Сказывались противоречия между японскими военными и дипломатическими кругами: первые относились к русским антибольшевикам благосклонно, вторые имели перед собой задачу поскорее закончить непопулярную среди японского общества «сибирскую экспедицию» [8, с. 31-32]. Меркуловскому правительству явно не хватало тех связей, которыми обладал в Японии атаман Семёнов. Японское командование отказывалось выдавать Дальневосточной армии конфискованное у земских войск (в ходе карательной акции апреля 1920 г.) вооружение [10, с. 208]. Этим японцы фатально подрывали обороноспособность Приморья — если малочисленная армия ещё была в состоянии держать фронт, то армия, не до конца обеспеченная оружием, не могла сдерживать противника даже короткое время (отступление Земской Рати в сентябре-октябре 1922 г. — прямое следствие отказа интервентов выдать русским их же вооружение).
При переменах в японской внешней политике и согласии Токио покровительствовать русскому «сателлиту» белое Приморье получило бы возможность выстраивать долговременную стратегию обороны от большевиков, как сделала это независимая Финляндия. Не исключено, что готовность владивостокской белой власти стать полуколонией Империи восходящего солнца повлекло бы за собой ряд негативных для русской антибольшевистской государственности последствий, таких как увеличение доли народов «желтой расы» (корейцев и китайцев) в населении Приморья и легализация японского браконьерства в российских территориальных водах. Других вариантов упрочнить свое положение, кроме как через неравноправный альянс с Японией, у приморских антибольшевиков не было (при диктатуре М.К. Дитерихса наметился интерес к союзническим отношениям с северокитайским правителем маршалом Чжан Цзолинем).

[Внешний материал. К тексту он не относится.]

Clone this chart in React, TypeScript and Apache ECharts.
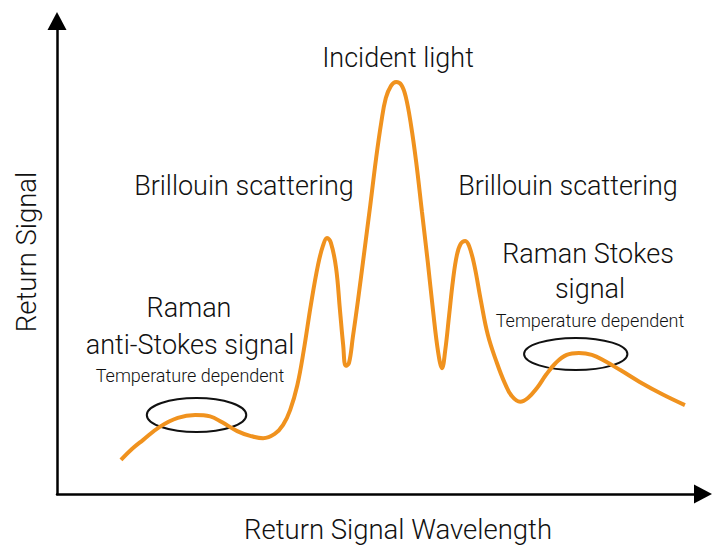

Таким образом, жизнеспособность Приморского государственного образования зависела от набора военных, внешне - и внутреннеполитических, финансово-экономических факторов, от положения в Советской России, где в это время интенсивно разгорались крестьянские восстания. Вопреки представлению об «обреченности» Белого движения, оно обладало потенциалом даже в наиболее критичные для себя моменты. С вынужденным же «оседанием» на ограниченном пространстве — будь то Крым или Приморье — антибольшевистским правительствам предоставлялась возможность в относительно спокойной обстановке воплотить в жизнь свой социально-политический идеал. От обоснованности последнего — вкупе с другими факторами (международное признание, присутствие иностранных войск, сплоченность в антибольшевистском лагере) — и зависела в конечном итоге судьба «белой России».
Список литературы
1. Бляхер Л. Искусство неуправляемой жизни. Дальний Восток. М.: Издательство «Европа», 2014. 208 с.

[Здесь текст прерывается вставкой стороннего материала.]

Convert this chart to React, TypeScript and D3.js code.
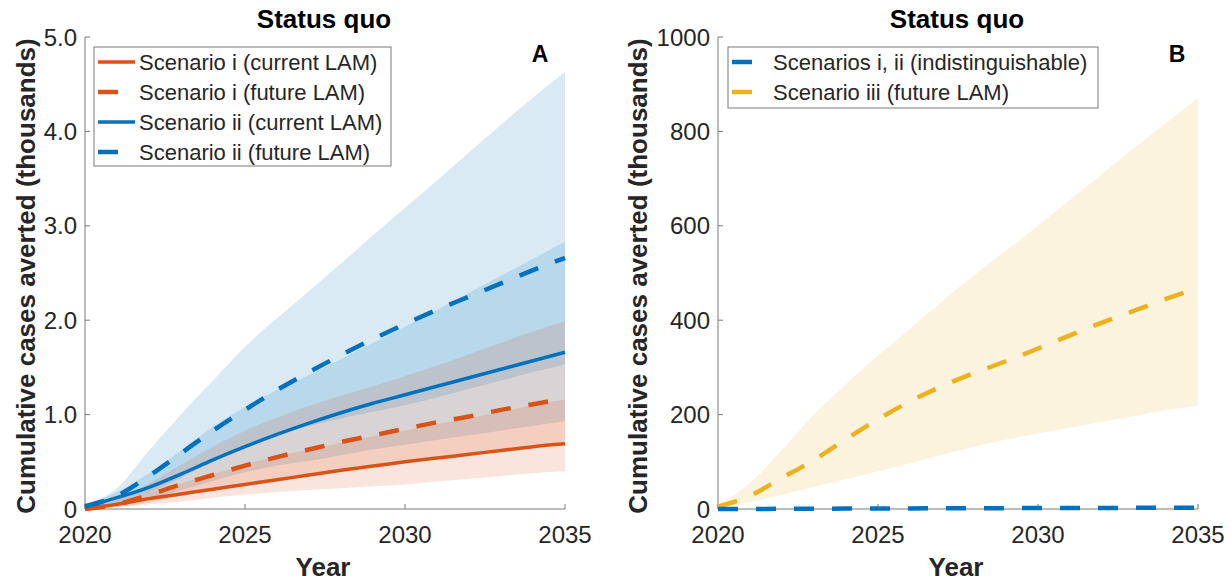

2. Ганин А.В. Русский офицерский корпус в годы Гражданской войны. Противостояние командных кадров. 1917-1922 гг. М.: Центрполиграф, 2019.
3. Морозова О.М. Антропология гражданской войны. Ростов-на-Дону: Издательство ЮНЦ РАН, 2012. 560 с.
4. Новикова Л.Г. Провинциальная «контрреволюция»: Белое движение и Гражданская война на русском Севере, 1917-1920. М.: Новое литературное обозрение, 2011. 384 с.
5. Иванов В.Н. Крах белого Приморья. Из записок журналиста. Тяньцзинь, 1927. 30 с.
6. Руднев С.П. Воспоминания При вечерних огнях. Харбин, 1927.
7. Светачев М.И. Империалистическая интервенция в Сибири и на Дальнем Востоке (1918-1922 гг.). Новосибирск. 1983. С. 264,330.
8. Старк Ю.К. Последний оплот. Отчет о деятельности Сибирской флотилии 1920-1924. Спб.: Издательство «Русско-Балтийский информационный центр “Блиц”», 2015. 624 с.
9. Цветков В.Ж. Белое дело в России. 1920-1922 гг. (формирование и эволюция политических структур Белого движения в России). М., 2016. Ч. 2. С. 639.
10. Ципкин Ю.Н. Антибольшевистские режимы на Дальнем Востоке России в период Гражданской войны (1917-1922 гг.). Хабаровск, 2003.
11. Шишкин В.И. Геополитическая роль русского Дальнего Востока в период Великой войны 1914-1922 гг. // Гражданская война и иностранная интервенция на Российском Дальнем Востоке: уроки истории. Материалы второй Международной научной конференции, посвященной 90-летию окончания Гражданской войны и иностранной интервенции на российском Дальнем Востоке (Владивосток, 25-27 октября 2012 г.). Владивосток, Издательский дом Дальневосточного федерального университета, 2012. С. 88-95.
1 ГАРФ. Ф. Р-936. Оп. 1. Д. 11. Л. 144.
2 Слово. 1922. 19 июля. С. 1.
3 Слово. 1922. 20 сентября. С. 1.
4 ГАРФ. Ф. P-942. Оп. 1. Д. 54. Лл. 3-3 об.